Since He’s already been called upon, I could then transition straight into my conversation with God about my expanding girth. “Lord, please forgive me for my lack of restraint… But it was carrot cake with cream cheese frosting!”
I’m not ashamed of my bigness. If there’s ever a hurricane I’ll be the hero, keeping little children from being swept away. “Hang on to Orca kids, here comes the big blow!”
People on airplanes don’t respond well when I’m loaded aboard. Big people don’t like to fly anyway. I think if people were meant to fly, God would’ve created us on the fifth day along with the birds. I just can’t see myself performing a barrel roll. There’s a safety mechanism in my brain, and it gets louder with age. It screams, “Don’t let your butt elevate over your head.”

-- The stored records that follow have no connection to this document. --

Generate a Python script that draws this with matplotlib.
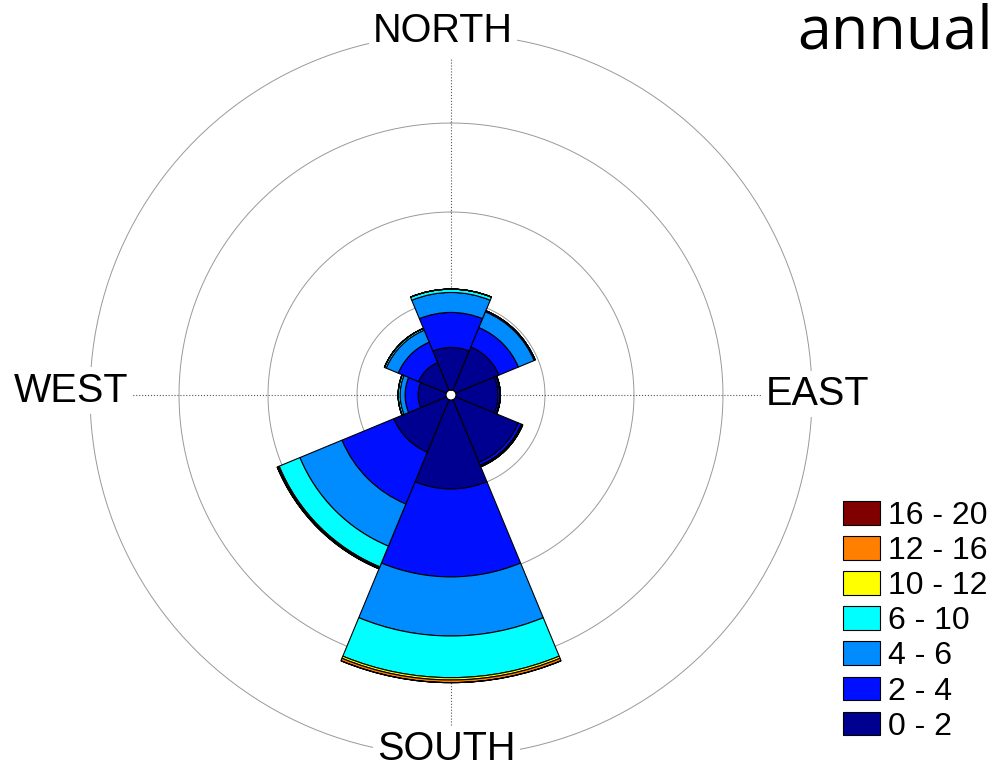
import numpy as np
import matplotlib
matplotlib.use('Agg')
import matplotlib.pyplot as plt

#=========================================================
#                  data (frequency in %)
#=========================================================
a_dir   = ['N', 'NE', 'E', 'SE', 'S', 'SW', 'W', 'NW']
a_theta = np.array([0, 45, 90, 135, 180, 225, 270, 315])  # deg

l_class = ['0 - 2', '2 - 4', '4 - 6', '6 - 10', '10 - 12', '12 - 16', '16 - 20']
l_color = ['#000090', '#0010ff', '#008cff', '#00ffff', '#ffff00', '#ff8000', '#800000']

# one array per speed class, ordered like a_dir
a_v0  = np.array([2.39, 2.64, 2.36, 3.82, 5.00, 3.20, 1.57, 1.69])
a_v1  = np.array([1.97, 1.18, 0.10, 0.17, 4.94, 3.15, 0.73, 1.24])
a_v2  = np.array([1.12, 0.96, 0.03, 0.06, 3.32, 2.56, 0.28, 0.73])
a_v3  = np.array([0.19, 0.06, 0.00, 0.03, 2.34, 1.26, 0.11, 0.11])
a_v4  = np.array([0.00, 0.00, 0.00, 0.00, 0.13, 0.06, 0.00, 0.00])
a_v5  = np.array([0.00, 0.00, 0.00, 0.00, 0.15, 0.06, 0.00, 0.00])
a_v6  = np.array([0.00, 0.00, 0.00, 0.00, 0.00, 0.00, 0.00, 0.00])
l_val = [a_v0, a_v1, a_v2, a_v3, a_v4, a_v5, a_v6]

a_rings = [5, 10, 15, 20]
r_max   = 21.0
r_hole  = 0.28

#=========================================================
#                  Plot
#=========================================================
plt.rcParams['font.family'] = ['Liberation Sans', 'DejaVu Sans']

fig = plt.figure(figsize=(10, 7.66), dpi=100)
fig.patch.set_facecolor('white')

# center at (451, 371) px from bottom left, 17.8 px per %
R_px = (r_max + r_hole) * 17.8
ax = fig.add_axes([(451 - R_px)/1000., (371 - R_px)/766., 2*R_px/1000., 2*R_px/766.],
                  projection='polar')
ax.set_theta_zero_location('N')
ax.set_theta_direction(-1)
ax.set_rorigin(-r_hole)
ax.set_rlim(0, r_max)
ax.grid(False)
ax.spines['polar'].set_visible(False)
ax.set_xticks([])
ax.set_yticks([])
ax.patch.set_alpha(0)

# rings and cross
a_t = np.linspace(0, 2*np.pi, 361)
for r in a_rings:
    ax.plot(a_t, np.full(a_t.shape, r), '-', color='#999999', lw=0.7, zorder=1)
for th in [0, 90, 180, 270]:
    ax.plot([np.radians(th)]*2, [0, 18.6], ':', color='#555555', lw=0.8, zorder=1)

# stacked bars
a_th  = np.radians(a_theta)
a_bot = np.zeros(len(a_dir))
l_h   = []
for i, a_v in enumerate(l_val):
    h = ax.bar(a_th, a_v, width=np.pi/4, bottom=a_bot, color=l_color[i],
               edgecolor='black', linewidth=0.8, zorder=3, label=l_class[i])
    l_h.append(h)
    a_bot = a_bot + a_v

# direction labels
d_box = dict(facecolor='white', edgecolor='none', pad=3)
l_txt = []
l_txt.append(fig.text(0.443, 0.9456, 'NORTH', fontsize=28.5, ha='center', va='baseline', bbox=d_box))
l_txt.append(fig.text(0.4465, 0.0078, 'SOUTH', fontsize=28.5, ha='center', va='baseline', bbox=d_box))
l_txt.append(fig.text(0.071, 0.4756, 'WEST', fontsize=28.5, ha='center', va='baseline', bbox=d_box))
l_txt.append(fig.text(0.8175, 0.4713, 'EAST', fontsize=28.5, ha='center', va='baseline', bbox=d_box))
for t in l_txt:
    t.set_zorder(10)

fig.text(0.993, 0.9373, 'annual', fontsize=44, ha='right', va='baseline',
         family=['Open Sans', 'DejaVu Sans'])

leg = fig.legend(l_h[::-1], l_class[::-1], loc='upper left',
                 bbox_to_anchor=(0.843, 0.346), frameon=False, fontsize=23,
                 handlelength=1.15, handleheight=0.76, handletextpad=0.25,
                 labelspacing=0.16, borderpad=0, borderaxespad=0)

fig.savefig('out.png', dpi=100, facecolor='white')
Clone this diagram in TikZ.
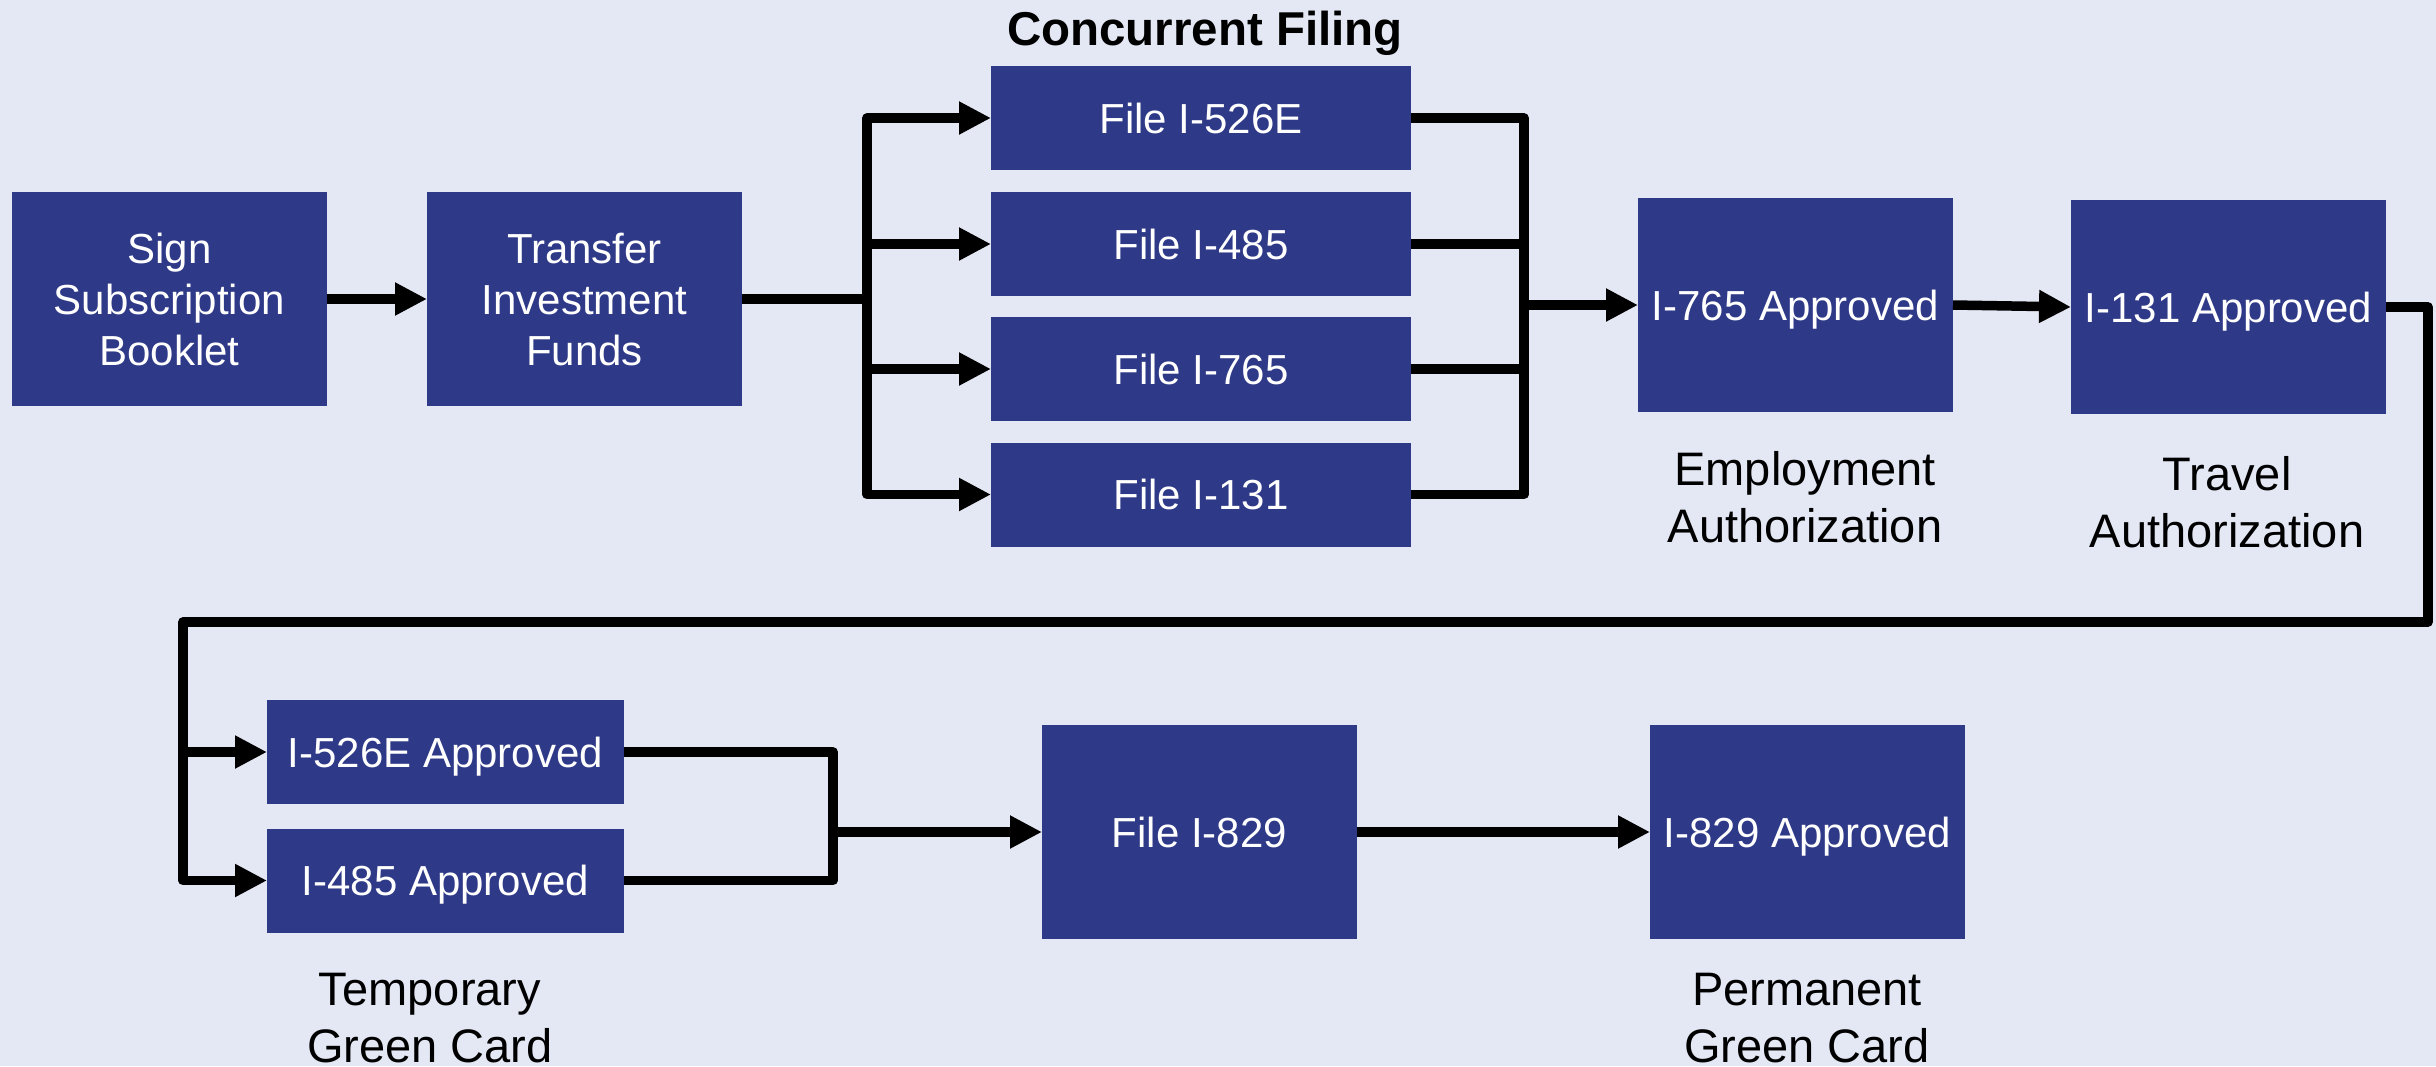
\documentclass[tikz,border=0pt]{standalone}
\usepackage{fontspec}
\setmainfont{Liberation Sans}
\usetikzlibrary{arrows.meta}
\definecolor{pagebg}{RGB}{228,232,244}
\definecolor{boxblue}{RGB}{46,57,135}
\begin{document}
\begin{tikzpicture}[x=1pt,y=-1pt,
  box/.style={fill=boxblue, text=white, inner sep=0pt, outer sep=0pt,
    align=center, text depth=0pt, font=\fontsize{42}{51}\selectfont},
  bigbox/.style={box, minimum width=315pt, minimum height=214pt},
  filebox/.style={box, minimum width=420pt, minimum height=104pt},
  okbox/.style={box, minimum width=357pt, minimum height=104pt},
  caption/.style={align=center, inner sep=0pt, font=\fontsize{47}{57}\selectfont},
  heading/.style={anchor=base, inner sep=0pt, font=\bfseries\fontsize{47.5}{57}\selectfont},
  wire/.style={line width=9.5pt, line join=round},
  arr/.style={wire, -{Triangle[length=32pt,width=31pt]}}]

% page
\fill[pagebg] (0,0) rectangle (2436,1066);
\useasboundingbox (0,0) rectangle (2436,1066);

% first row
\node[bigbox] (sign) at (169.5,299) {Sign\\Subscription\\Booklet};
\node[bigbox] (transfer) at (584.5,299) {Transfer\\Investment\\Funds};

\node[heading] (title) at (1205,45) {Concurrent Filing};
\node[filebox] (f526) at (1201,118) {File I-526E};
\node[filebox] (f485) at (1201,244) {File I-485};
\node[filebox] (f765) at (1201,369) {File I-765};
\node[filebox] (f131) at (1201,494.5) {File I-131};

\node[bigbox] (ok765) at (1795.5,305) {I-765 Approved};
\node[bigbox] (ok131) at (2228.5,307) {I-131 Approved};
\node[caption] (empl) at (1805,497) {Employment\\Authorization};
\node[caption] (travel) at (2227,502) {Travel\\Authorization};

% second row
\node[okbox] (ok526) at (445.5,752) {I-526E Approved};
\node[okbox] (ok485) at (445.5,880.5) {I-485 Approved};
\node[bigbox] (f829) at (1199.5,832) {File I-829};
\node[bigbox] (ok829) at (1807.5,832) {I-829 Approved};
\node[caption] (temp) at (430,1018) {Temporary\\Green Card};
\node[caption] (perm) at (1807,1018) {Permanent\\Green Card};

% branch and join points
\coordinate (splitA) at (867,299);
\coordinate (joinB) at (1524,305);
\coordinate (turn) at (2428,622);
\coordinate (splitC) at (183,622);
\coordinate (joinD) at (833,832);

% connectors
\draw[arr] (sign) -- (transfer);
\draw[wire] (transfer.east) -- (splitA);
\foreach \n in {f526,f485,f765,f131} {
  \draw[arr] (splitA) |- (\n.west);
  \draw[wire] (\n.east) -| (joinB);
}
\draw[arr] (joinB) -- (ok765.west);
\draw[arr] (ok765.east) -- (ok131.west);
\draw[arr] (ok131.east) -| (turn) -- (splitC) |- (ok526.west);
\draw[arr] (splitC) |- (ok485.west);
\draw[wire] (ok526.east) -| (joinD);
\draw[wire] (ok485.east) -| (joinD);
\draw[arr] (joinD) -- (f829.west);
\draw[arr] (f829.east) -- (ok829.west);
\end{tikzpicture}
\end{document}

I like travelling by car—I feel safe in my car, and I like to drive real fast.
I’ve noticed a trend. People whose bodies can only move slowly, under their own power, tend to get more speeding tickets than the rest of the populous. It’s the only time we can accelerate.
Though this ample body has slowed, the old thinker can still speed along nicely. My demitasse is one of those simple pleasures I’d rather not be without, and which hastens the electrical impulses in my brain. When it comes to my jolly java, I’ve developed quite a discriminating palate. By taste and aroma, I’m able to distinguish from which continent each crop of the blessed beans were grown. In fact, I’m good friends with Juan Valdez, the founder of Coffee Growers of Colombia. He’s the guy pictured alongside his mule on bags of Colombian coffee.
Juan’s mule and I hit it off pretty good too. Her name is Eskielda, after the Spanish word for, left: izquierda. You see, she always travels in whichever direction her left ear happens to lean. So, Juan pierced that ear, and run a piece of catgut through there to steer ol’ Eskielda in the direction he wants her to go. She’s the whole reason Colombian coffee has become so popular. It never really tasted that good, until one day Juan, me, and Eskielda were hauling a load of them caffeinated nuggets to market.
When we stopped to rest, that rascal Eskielda tore into one of those burlap bags and started lapping up the beans and swallowing them whole. She must’ve eaten thirty pounds of them. And back then, Juan was a poor man. He couldn’t afford to lose them beans. So, we waited until they passed on through to the other end and got them back.
Now here’s the part I really shouldn’t tell, because I promised Eskielda I’d keep quiet, but Juan has passed on now, so I guess it’s alright. When we made camp and brewed up a pot of that special Eskielda blend, it nearly knocked our socks off! It was the best durn coffee we’d ever tasted. Something inside that old mule had seasoned them beans just right. And ever since then, the same process has been repeated over and over.
Maybe I shouldn’t tell this part either, but I will. While we were following behind that mule, picking up what she dropped from her hind end, Juan accidentally scooped up some peyote buttons into the mix too. A little while after we drank that coffee, Eskielda broke out in song. She sang all three verses of “Cielito Lindo”. She has such a good baritone voice, and she sang so beautifully that Juan and I both started crying. Then we watched a mesquite tree melt into the rocks and fell asleep.
This is the first time the secret to Juan’s success has ever been aired, and I just pray that Eskielda won’t hold it against me for spilling the beans. I’d really hate to have her kicked-off at me.